At last Kysaek slipped on her tank top and finished dressing. “Nothing with you.”
“Come on,” Mac demanded discreetly, pushing off from the corner. “If you’d just be a little nicer to me, I could have a word with the SC and suggest you for his patrol team. That’ll give a few more foreign currency.”
Not for a second did Kysaek think of accepting this offer. “Even though I would like to have more foreign exchange,” she admitted frankly. “I’d sooner clean up the slimiest Nyrnka than be nice to you in any way.”
Mac’s conviction was unwavering and even growing stronger. “Sooner or later you will, believe me,” he opined and left.
Kysaek was not deterred by this, however, and she still dressed up for the upcoming night out. Finally, she slipped on her black jacket and fished a packet of cigarettes out of its inside pocket.
Kysaek only lit one of them outside, however, as smoking was absolutely forbidden in Research Complex One. Annoying for her as a smoker, even if she was not as addicted to it as some others. Nevertheless, she enjoyed the taste of tobacco all the more while the wind blew hard and she shivered a little in the darkness because of it. To distract herself from it, Kysaek tried to fixate on the near horizon - the magnificent skyline of Auranis.
An ascending and descending row of thin office towers that were clearly visible even on a night like this. Their architecture was invariably by the Talin, who used soft shapes and sublime construction. They were eggshell-white palaces in skyscraper form, coupled with the modern technology of the interstellar age.
That view helped Kysaek get over the cold as she reached the company’s heavily guarded entrance gate and here the wind did not pull as hard.

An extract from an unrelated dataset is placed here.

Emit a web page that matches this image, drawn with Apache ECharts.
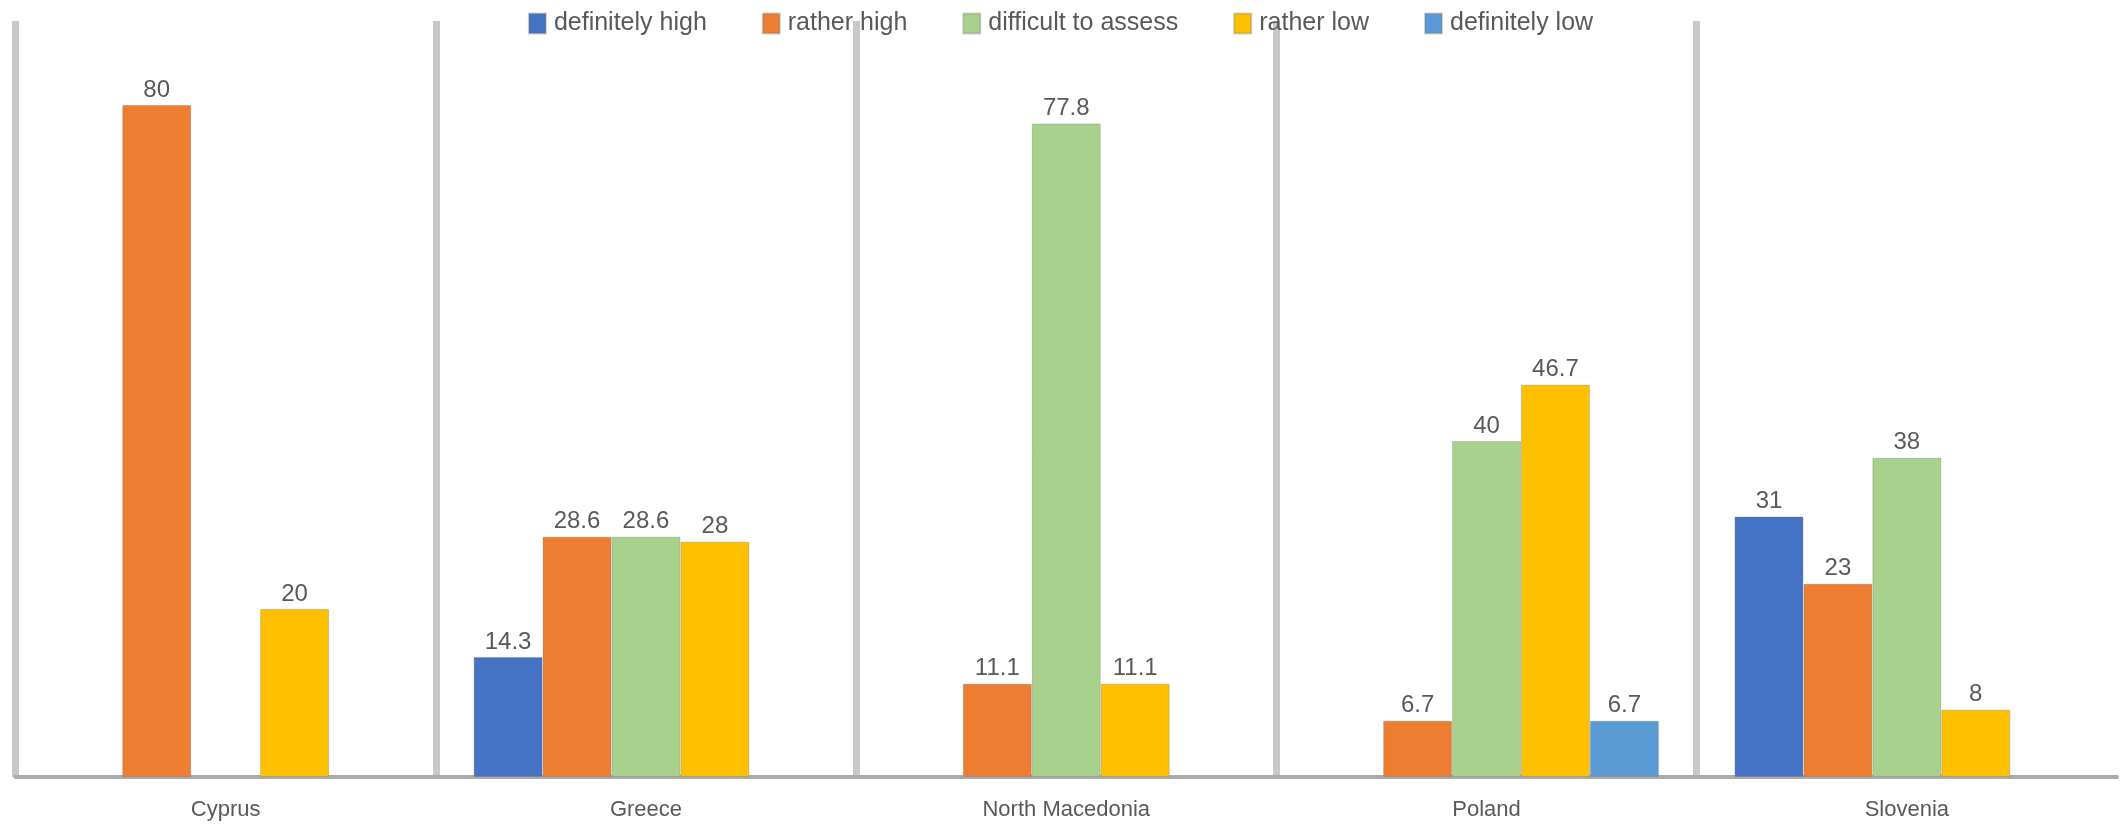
<!DOCTYPE html>
<html>
<head>
<meta charset="utf-8">
<script src="https://cdn.jsdelivr.net/npm/echarts@6/dist/echarts.min.js"></script>
<style>
  html, body { margin: 0; padding: 0; background: #ffffff; }
  #chart { width: 2121px; height: 825px; }
</style>
</head>
<body>
<div id="chart"></div>
<script>
const categories = ['Cyprus', 'Greece', 'North Macedonia', 'Poland', 'Slovenia'];
const seriesNames = ['definitely high', 'rather high', 'difficult to assess', 'rather low', 'definitely low'];
const definitelyHigh = ['-', 14.3, '-', '-', 31];
const ratherHigh = [80, 28.6, 11.1, 6.7, 23];
const difficultToAssess = ['-', 28.6, 77.8, 40, 38];
const ratherLow = [20, 28, 11.1, 46.7, 8];
const definitelyLow = ['-', '-', '-', 6.7, '-'];
const colors = ['#4472C4', '#ED7D31', '#A9D18E', '#FFC000', '#5B9BD5'];

const seriesData = [definitelyHigh, ratherHigh, difficultToAssess, ratherLow, definitelyLow];

const chart = echarts.init(document.getElementById('chart'), null, { renderer: 'canvas' });

chart.setOption({
  animation: false,
  backgroundColor: '#ffffff',
  color: colors,
  legend: {
    top: 6,
    left: 'center',
    itemWidth: 17,
    itemHeight: 20,
    itemGap: 55,
    icon: 'rect',
    textStyle: { fontFamily: 'Liberation Sans', fontSize: 25, color: '#595959', padding: [0, 0, 0, 3] },
    data: seriesNames
  },
  grid: { left: 15.5, right: 4, top: 21, bottom: 48, containLabel: false },
  xAxis: {
    type: 'category',
    data: categories,
    boundaryGap: true,
    axisLine: { show: true, lineStyle: { color: '#ABABAB', width: 4 } },
    axisTick: { show: false },
    axisLabel: { fontFamily: 'Liberation Sans', fontSize: 22, color: '#595959', margin: 22 },
    splitLine: { show: true, showMinLine: true, showMaxLine: false, lineStyle: { color: '#C8C8C8', width: 7 } }
  },
  yAxis: {
    type: 'value',
    min: 0,
    max: 90,
    show: false,
    splitLine: { show: false }
  },
  series: seriesNames.map((name, i) => ({
    name: name,
    type: 'bar',
    data: seriesData[i],
    barGap: '0%',
    barCategoryGap: '18%',
    itemStyle: { color: colors[i], borderColor: 'rgba(110,110,110,0.3)', borderWidth: 1 },
    label: {
      show: true,
      position: 'top',
      distance: 3,
      fontFamily: 'Liberation Sans',
      fontSize: 24,
      color: '#595959'
    }
  }))
});
</script>
</body>
</html>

At the compound entrance there were many guards, heavy guns and various scanning systems. Just the checks, whether she went out or in, took Kysaek almost fifteen minutes. Each time this led her to wonder why such a check was actually necessary. Especially after she was finally outside and she looked back at PGI’s three main towers, of which the central one was the tallest, this thought came to her: PGI - what exactly are they up to here? Apart from the huge production hall for spaceship parts, Kysaek did not know her way around the site. Everything else PGI guarded well, and every time she saw the enormous fortifications around the company headquarters, her curiosity grew and yet she wanted to heed Jim’s advice - shut up and make money. Besides, the nightlife of Auranis now awaited Kysaek and that was rapidly taking over her mind.